Chinese sport shooter

Pang Yongying (庞永英 (龐永英); born 6 June 1964) is a Chinese sport shooter who competed in the 1992 Summer Olympics.

==Career==
Pang is from Foshan, a city in Guangdong. He began his studies at Foshan No.1 High School in 1976. A coach from Foshan Sports School visited, seeking to find students who would train in sports shooting. Alongside over 30 fellow students, Pang registered his interest. He underwent multiple physical tests and along with just one other student, he was chosen to continue training. In late 1976, he began training in sports shooting at Foshan Sports School. In the following year, he won two first-place finishes and one second-place finish in regional competitions. In 1980, he competed in a Guangdong Province shooting contest and placed first in the amateur category. His performance drew the attention of the provincial team coaches and in October 1980, he became a member of the provincial team. At the 1987 National Games of China, Pang received first place in the 40 shots in prone event, scoring a perfect 400 points which tied the world record. Later that year, Pang placed first in a shooting competition among Guangdong, Hong Kong, and Macau athletes.
In the 1980s, Pang received numerous gold and silver medals in national competitions.

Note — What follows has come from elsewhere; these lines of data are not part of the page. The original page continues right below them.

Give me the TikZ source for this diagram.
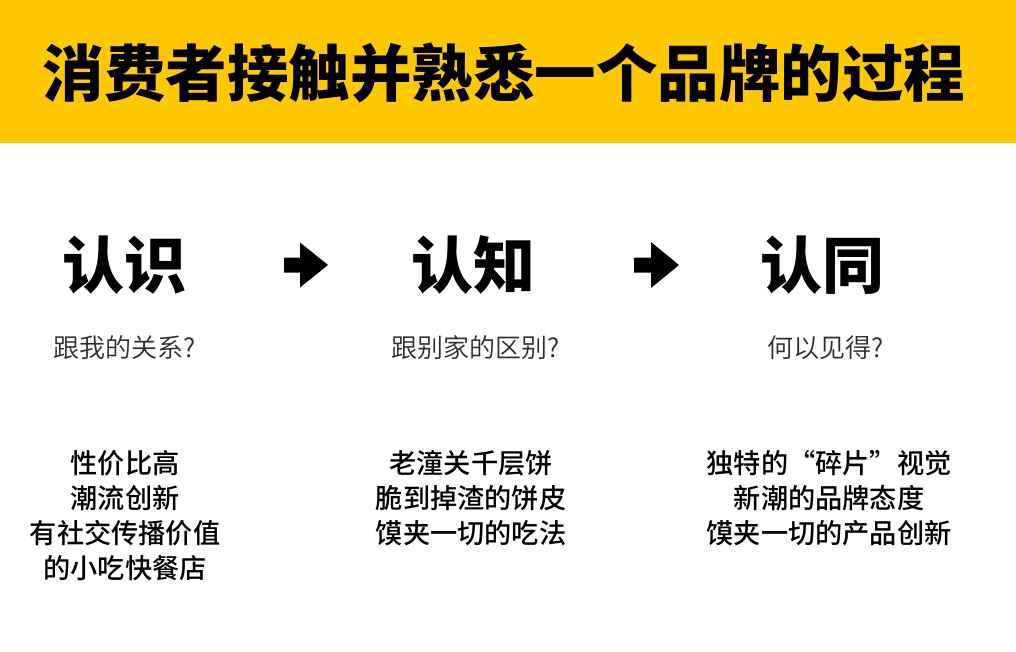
\documentclass[tikz,border=0pt]{standalone}
\usepackage{fontspec}
\newfontfamily\cjk{Noto Sans CJK SC}[BoldFont=* Bold]
\newfontfamily\cjkblack{Noto Sans CJK SC Black}
\newfontfamily\cjkdemi{Noto Sans CJK SC DemiLight}
\newfontfamily\cjkmed{Noto Sans CJK SC Medium}
\definecolor{bandyellow}{RGB}{255,200,0}
\definecolor{subgray}{RGB}{45,45,45}
\begin{document}
\begin{tikzpicture}[x=1pt,y=-1pt,
  titletext/.style={font=\cjkblack\fontsize{61.5}{61.5}\selectfont, text=black, inner sep=0pt, anchor=center},
  headtext/.style={font=\cjkblack\fontsize{62}{62}\selectfont, text=black, inner sep=0pt, anchor=center},
  subtext/.style={font=\cjkdemi\fontsize{26}{26}\selectfont, text=subgray, inner sep=0pt, anchor=center},
  bodytext/.style={font=\cjkmed\fontsize{27.2}{35}\selectfont, text=black, inner sep=0pt, align=center, anchor=center},
  blockarrow/.style={fill=black, draw=none}
]
\useasboundingbox (0,0) rectangle (1016,652);
\fill[white] (0,0) rectangle (1016,652);
\fill[bandyellow] (0,0) rectangle (1016,143);
\node[titletext] (title) at (504,73) {消费者接触并熟悉一个品牌的过程};

\node[headtext] (h1) at (124,265) {认识};
\node[headtext] (h2) at (473,265) {认知};
\node[headtext] (h3) at (822,265) {认同};

\node[subtext] (s1) at (125,348) {跟我的关系?};
\node[subtext] (s2) at (476,348) {跟别家的区别?};
\node[subtext] (s3) at (826,348) {何以见得?};

\node[bodytext] (b1) at (125,516) {性价比高\\潮流创新\\有社交传播价值\\的小吃快餐店};
\node[bodytext] (b2) at (471,498) {老潼关千层饼\\脆到掉渣的饼皮\\馍夹一切的吃法};
\node[bodytext] (b3) at (829,498) {独特的“碎片”视觉\\新潮的品牌态度\\馍夹一切的产品创新};

\coordinate (a1) at (284,265);
\coordinate (a2) at (634,265);
\fill[blockarrow] (a1) ++(0,-7.5) -- ++(16,0) -- ++(0,-15) -- ++(28,22.5) -- ++(-28,22.5) -- ++(0,-15) -- ++(-16,0) -- cycle;
\fill[blockarrow] (a2) ++(0,-7.5) -- ++(17,0) -- ++(0,-15.5) -- ++(28,23) -- ++(-28,23) -- ++(0,-15.5) -- ++(-17,0) -- cycle;
\end{tikzpicture}
\end{document}
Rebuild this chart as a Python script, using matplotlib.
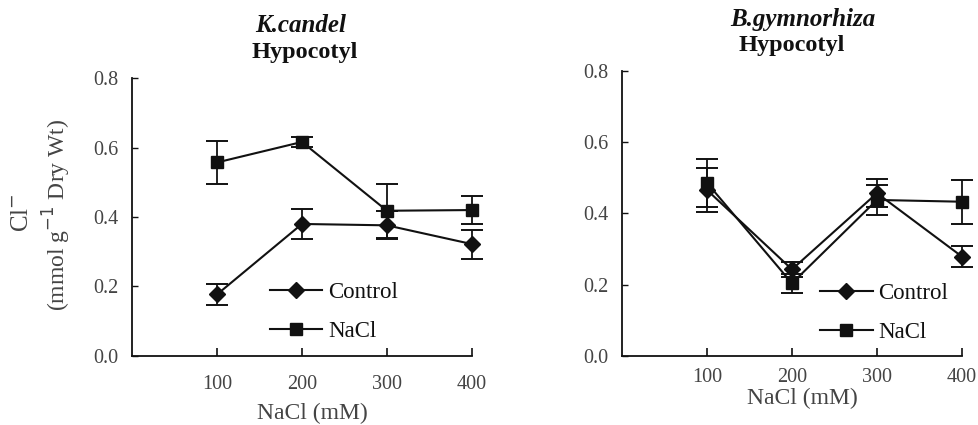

Pang qualified for two events at the 1992 Summer Olympics in Barcelona: men's 50 metre rifle prone and men's 50 metre rifle three positions. Since he thought his standing shot wasn't that competitive, he gave his spot in the latter event to his teammate, Jiang Rong. Pang failed to make the finals in the event he competed in. He said that he participated in Olympic Village exchange events including a bowling contest where his shooting team placed third. Finishing his stint at the Olympics, Pang became the sports shooting coach at Foshan Sports School. After two years there, he moved to the sports school's logistics department. The last national competition he took part in was the 1994 ISSF World Shooting Championships in Italy. Although he felt confident, he did not compete in the event.

==Personal life==
Pang's wife is a sports shooter whom he met when they were on the provincial team. They married and had a son.